Heart Trust lecturer’s murder puzzles cops
THE Major Investigation Taskforce (MIT) said it has made little progress in its probe of the murder of 53-year-old Heart Trust NTA lecturer Clive Grossette.
“We have nothing right now; no leads or anything. Up until yesterday (Friday) we were still collecting statements. I don’t know if anything has changed today,” head of the MIT Superintendent Errol Green told the Observer on Saturday.
Grossette, who was also lieutenant governor for a division of the Kiwanis Club International, was discovered dead in an office last Tuesday at the Heart Trust’s Vocational Training Institute campus on Gordon Town Road, St Andrew, by a co-worker who called the police.
The body had multiple gunshot wounds.
Police theorised that the weapon used by his attacker may have been equipped with a silencer as no member of staff reported hearing explosions.
Grossette’s killing shocked members of the Kiwanis Club of New Kingston, who spent much of their weekly meeting at the Hilton Kingston Hotel last Wednesday reflecting on his life. Many persons fought back tears as they read tributes to him.
“He was such a gentle spirit, a talented gentleman, a beautiful soul, and a man of his word; If he said he was going to do something that you asked him to do, it would be done,” said Winsome Levy, lieutenant governor of excellence of the New Kingston club.
“He is really going to be missed, and his family is going to be devastated by this, so we Kiwanians will have to rally around them with our prayers through it,” she continued.

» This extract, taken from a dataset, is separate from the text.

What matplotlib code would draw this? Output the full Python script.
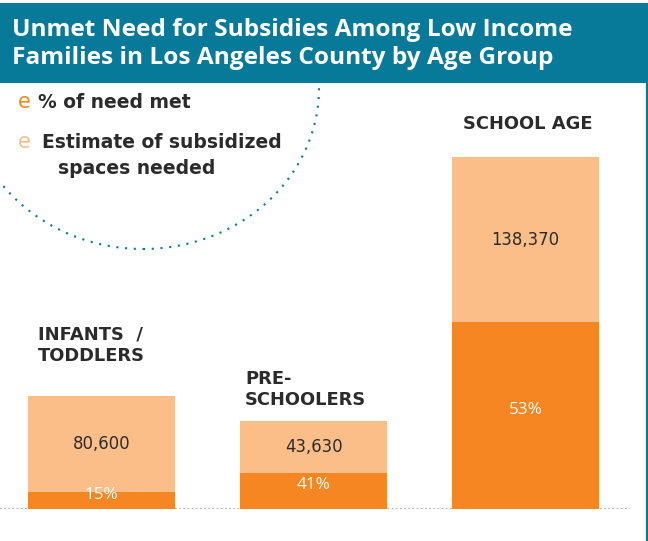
import matplotlib.pyplot as plt
from matplotlib.patches import Rectangle, Ellipse
from matplotlib.lines import Line2D

# chart data
groups = ["INFANTS  /\nTODDLERS", "PRE-\nSCHOOLERS", "SCHOOL AGE"]
spaces_needed = [80600, 43630, 138370]   # unmet, light part
pct_met = [15, 41, 53]                    # % of need met, dark part
title = "Unmet Need for Subsidies Among Low Income\nFamilies in Los Angeles County by Age Group"
legend_labels = ["% of need met", "Estimate of subsidized", "spaces needed"]

# colours
TEAL = "#077a99"
DARK_ORANGE = "#f58621"
LIGHT_ORANGE = "#fbbe89"
TEXT = "#2b2b2b"
TITLE_FONT = "Open Sans"
FONT = "DejaVu Sans"

W, H = 648, 541
fig = plt.figure(figsize=(W / 100, H / 100), dpi=100)
fig.patch.set_facecolor("white")


def fx(px):
    return px / W


def fy(py):
    # pixel from top -> figure fraction
    return 1 - py / H


# dotted circle behind everything
circle = Ellipse((fx(143), fy(88)), 352 / W, 322 / H, transform=fig.transFigure,
                 fill=False, edgecolor=TEAL, linewidth=1.5,
                 linestyle=(0, (1, 3.2)), zorder=0)
fig.patches.append(circle)

# title banner (white strip on top hides the rest of the circle)
fig.patches.append(Rectangle((0, fy(3)), 1, 3 / H, transform=fig.transFigure,
                             facecolor="white", edgecolor="none", zorder=5))
fig.patches.append(Rectangle((0, fy(83)), 1, 80 / H, transform=fig.transFigure,
                             facecolor=TEAL, edgecolor="none", zorder=5))
fig.lines.append(Line2D([fx(646.5), fx(646.5)], [fy(83), 0], transform=fig.transFigure,
                        color=TEAL, linewidth=1.6, zorder=5))
fig.text(fx(12), fy(44), title, color="white", fontsize=17.6, fontfamily=TITLE_FONT,
         fontweight="bold", va="center", ha="left", linespacing=1.22, zorder=6)

# legend
fig.text(fx(18), fy(108), "e", color=DARK_ORANGE, fontsize=15, fontfamily=FONT, va="baseline")
fig.text(fx(38), fy(108), legend_labels[0], color=TEXT, fontsize=13.5, fontfamily=FONT,
         fontweight="bold", va="baseline")
fig.text(fx(18), fy(148), "e", color=LIGHT_ORANGE, fontsize=15, fontfamily=FONT, va="baseline")
fig.text(fx(42), fy(148), legend_labels[1], color=TEXT, fontsize=13.5, fontfamily=FONT,
         fontweight="bold", va="baseline")
fig.text(fx(58), fy(174), legend_labels[2], color=TEXT, fontsize=13.5, fontfamily=FONT,
         fontweight="bold", va="baseline")

# bars
met = [n * p / (100 - p) for n, p in zip(spaces_needed, pct_met)]
totals = [m + n for m, n in zip(met, spaces_needed)]

px_per_unit = 352 / totals[2]
ax_top_px = 90
ax_h_px = 509 - ax_top_px
ax = fig.add_axes([0, fy(509), fx(630), ax_h_px / H])
ax.set_xlim(-101.5 / 212, (630 - 101.5) / 212)
ax.set_ylim(0, ax_h_px / px_per_unit)
ax.axis("off")
ax.patch.set_alpha(0)

x = range(len(groups))
bw = 147 / 212
ax.bar(x, met, width=bw, color=DARK_ORANGE, linewidth=0, zorder=2)
ax.bar(x, spaces_needed, width=bw, bottom=met, color=LIGHT_ORANGE, linewidth=0, zorder=2)
ax.axhline(0, color="#9a9a9a", linewidth=1.2, linestyle=(0, (1, 1.5)), zorder=1)

# label offsets from bar top-left, in pixels
label_offsets = [(10, 35), (5, 16), (11, 28)]
for i in x:
    ax.annotate(f"{spaces_needed[i]:,}", (i, met[i] + spaces_needed[i] / 2),
                ha="center", va="center", fontsize=11.9, fontfamily=FONT, color=TEXT)
    ax.annotate(f"{pct_met[i]}%", (i, met[i] / 2), xytext=(0, 4), textcoords="offset points",
                ha="center", va="center", fontsize=12.3, fontfamily=TITLE_FONT, color="white")
    dx, dy = label_offsets[i]
    ax.annotate(groups[i], (i - bw / 2, totals[i]), xytext=(dx * 0.72, dy * 0.72),
                textcoords="offset points", ha="left", va="baseline", fontsize=12.9,
                fontfamily=FONT, fontweight="bold", color=TEXT, linespacing=1.2)

fig.savefig("out.png", dpi=100)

President of the Kiwanis Club of New Kingston Valerie Crawford was equal in her praise, highlighting Grossette’s love for children.

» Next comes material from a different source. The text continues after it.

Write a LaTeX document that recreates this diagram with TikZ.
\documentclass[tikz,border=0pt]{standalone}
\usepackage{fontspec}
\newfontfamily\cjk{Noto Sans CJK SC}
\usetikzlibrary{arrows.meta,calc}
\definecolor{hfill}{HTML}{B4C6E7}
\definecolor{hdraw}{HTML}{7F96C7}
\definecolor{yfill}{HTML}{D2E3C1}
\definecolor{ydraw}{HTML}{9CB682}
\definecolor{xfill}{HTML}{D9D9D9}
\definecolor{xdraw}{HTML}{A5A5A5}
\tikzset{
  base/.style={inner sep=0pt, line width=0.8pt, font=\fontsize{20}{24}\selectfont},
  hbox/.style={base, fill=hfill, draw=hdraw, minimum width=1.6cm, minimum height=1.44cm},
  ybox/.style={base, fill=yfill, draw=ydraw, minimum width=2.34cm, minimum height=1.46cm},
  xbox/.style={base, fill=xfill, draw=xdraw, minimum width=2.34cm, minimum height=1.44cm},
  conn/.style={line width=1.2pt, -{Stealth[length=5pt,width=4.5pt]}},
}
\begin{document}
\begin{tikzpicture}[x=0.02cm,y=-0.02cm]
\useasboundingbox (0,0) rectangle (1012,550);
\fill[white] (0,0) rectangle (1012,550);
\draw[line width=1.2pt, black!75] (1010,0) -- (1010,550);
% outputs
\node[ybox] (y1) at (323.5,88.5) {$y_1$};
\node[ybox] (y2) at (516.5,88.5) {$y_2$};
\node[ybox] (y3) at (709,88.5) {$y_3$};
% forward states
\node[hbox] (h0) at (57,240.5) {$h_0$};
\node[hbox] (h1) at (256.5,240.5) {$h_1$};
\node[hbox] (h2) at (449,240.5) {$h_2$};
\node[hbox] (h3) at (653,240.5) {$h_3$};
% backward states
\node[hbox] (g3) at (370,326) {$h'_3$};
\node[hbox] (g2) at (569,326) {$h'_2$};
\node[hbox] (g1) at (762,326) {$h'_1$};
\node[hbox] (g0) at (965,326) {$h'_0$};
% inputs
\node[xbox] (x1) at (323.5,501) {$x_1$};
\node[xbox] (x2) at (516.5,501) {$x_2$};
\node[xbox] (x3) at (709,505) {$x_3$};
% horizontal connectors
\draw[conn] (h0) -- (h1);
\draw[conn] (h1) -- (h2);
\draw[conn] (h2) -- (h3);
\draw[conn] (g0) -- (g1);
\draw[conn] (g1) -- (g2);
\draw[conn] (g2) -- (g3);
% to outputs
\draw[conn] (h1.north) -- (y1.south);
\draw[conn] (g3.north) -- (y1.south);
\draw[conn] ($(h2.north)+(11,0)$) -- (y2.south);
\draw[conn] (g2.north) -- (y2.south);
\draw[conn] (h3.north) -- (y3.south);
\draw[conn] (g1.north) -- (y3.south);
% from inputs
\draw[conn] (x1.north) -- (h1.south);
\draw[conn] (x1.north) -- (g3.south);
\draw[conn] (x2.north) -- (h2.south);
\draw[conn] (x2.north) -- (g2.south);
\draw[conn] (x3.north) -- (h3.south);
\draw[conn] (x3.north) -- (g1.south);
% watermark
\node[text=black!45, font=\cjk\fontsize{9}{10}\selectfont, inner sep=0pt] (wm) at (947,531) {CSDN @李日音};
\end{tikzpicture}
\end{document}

“The library in Stony Hill was refurbished under President Clive’s year, he used trailers to take books to children in schools in that area, and was very close to the Homestead Place of Safety for Boys,” Crawford said, listing some of Grossette’s achievements.

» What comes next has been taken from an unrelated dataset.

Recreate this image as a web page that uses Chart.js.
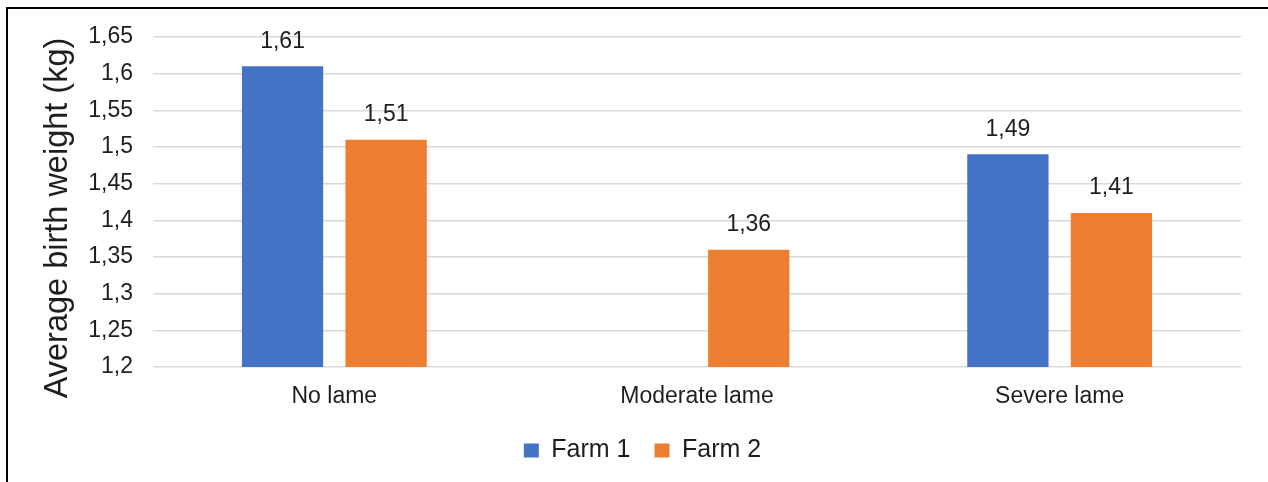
<!DOCTYPE html>
<html>
<head>
<meta charset="utf-8">
<script src="https://cdn.jsdelivr.net/npm/chart.js@4/dist/chart.umd.min.js"></script>
<style>
  html, body { margin: 0; padding: 0; background: #ffffff; overflow: hidden; }
  #wrap { position: relative; width: 1268px; height: 482px; }
  #frame {
    position: absolute; left: 6px; top: 7px; width: 1400px; height: 600px;
    border-top: 2px solid #000; border-left: 2px solid #000; pointer-events: none;
  }
  canvas { position: absolute; left: 0; top: 0; }
</style>
</head>
<body>
<div id="wrap">
  <canvas id="chart" width="1268" height="482"></canvas>
  <div id="frame"></div>
</div>
<script>
// Average birth weight of lambs by lameness level of the ewe
const categories = ['No lame', 'Moderate lame', 'Severe lame'];
const farm1 = [1.61, null, 1.49];
const farm2 = [1.51, 1.36, 1.41];
const seriesNames = ['Farm 1', 'Farm 2'];
const yTicks = { min: 1.2, max: 1.65, step: 0.05 };
const yTitle = 'Average birth weight (kg)';

const FONT = "'Liberation Sans', Arial, sans-serif";
const TEXT = '#1e1e1e';

const commaNum = v => (Math.round(v * 100) / 100).toString().replace('.', ',');

// Value labels above each bar
const valueLabels = {
  id: 'valueLabels',
  afterDatasetsDraw(chart) {
    const ctx = chart.ctx;
    ctx.save();
    ctx.font = '23px ' + FONT;
    ctx.fillStyle = TEXT;
    ctx.textAlign = 'center';
    ctx.textBaseline = 'middle';
    chart.data.datasets.forEach((ds, di) => {
      const meta = chart.getDatasetMeta(di);
      meta.data.forEach((bar, i) => {
        const v = ds.data[i];
        if (v === null || v === undefined) return;
        ctx.fillText(commaNum(v), bar.x, bar.y - 25);
      });
    });
    ctx.restore();
  }
};

// Rotated y-axis title, set a little below the plot's vertical centre
const axisTitle = {
  id: 'axisTitle',
  afterDraw(chart) {
    const ctx = chart.ctx;
    const a = chart.chartArea;
    ctx.save();
    ctx.font = '32.5px ' + FONT;
    ctx.fillStyle = TEXT;
    ctx.textAlign = 'center';
    ctx.textBaseline = 'middle';
    ctx.translate(58, (a.top + a.bottom) / 2 + 16);
    ctx.rotate(-Math.PI / 2);
    ctx.fillText(yTitle, 0, 0);
    ctx.restore();
  }
};

new Chart(document.getElementById('chart'), {
  type: 'bar',
  data: {
    labels: categories,
    datasets: [
      { label: seriesNames[0], data: farm1, backgroundColor: '#4472C4' },
      { label: seriesNames[1], data: farm2, backgroundColor: '#ED7D31' }
    ]
  },
  options: {
    responsive: false,
    animation: false,
    devicePixelRatio: 1,
    layout: { padding: { left: 44, right: 27, top: 37, bottom: 9 } },
    datasets: { bar: { categoryPercentage: 0.571, barPercentage: 0.785 } },
    plugins: {
      legend: {
        position: 'bottom',
        labels: {
          font: { family: FONT, size: 25 },
          color: TEXT,
          boxWidth: 15,
          boxHeight: 14,
          padding: 24
        }
      },
      tooltip: { enabled: false }
    },
    scales: {
      x: {
        afterFit(scale) { scale.height = 47; },
        grid: { display: false, drawTicks: false },
        border: { display: false },
        ticks: { font: { family: FONT, size: 23 }, color: TEXT, padding: 16 }
      },
      y: {
        min: yTicks.min,
        max: yTicks.max,
        afterFit(scale) { scale.width = 109; },
        grid: { color: '#d9d9d9', lineWidth: 1.5, drawTicks: false },
        border: { display: false },
        ticks: {
          stepSize: yTicks.step,
          font: { family: FONT, size: 23 },
          color: TEXT,
          padding: 20,
          callback: v => commaNum(v)
        }
      }
    }
  },
  plugins: [valueLabels, axisTitle]
});
</script>
</body>
</html>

“We will surely miss him, but we have to be strong and carry on the good work that he did,” she continued.
Assistant Police Commissioner Glenmore Hinds, who was special guest speaker at the meeting, while offering his condolences to the bereaved family, reiterated calls for corporate Jamaica to sever their ties with organised criminal enterprises.
“I cannot understand how corporate Jamaica can be so complicit in financing criminal gangs,” he said. “We have reached a stage where we need to step back and look at how we have contributed to gangs and stop it.”
“Some of us put up with extortion not knowing that it is the criminals’ single most important way of controlling us… We must all work together or we will be hung separately,” he said.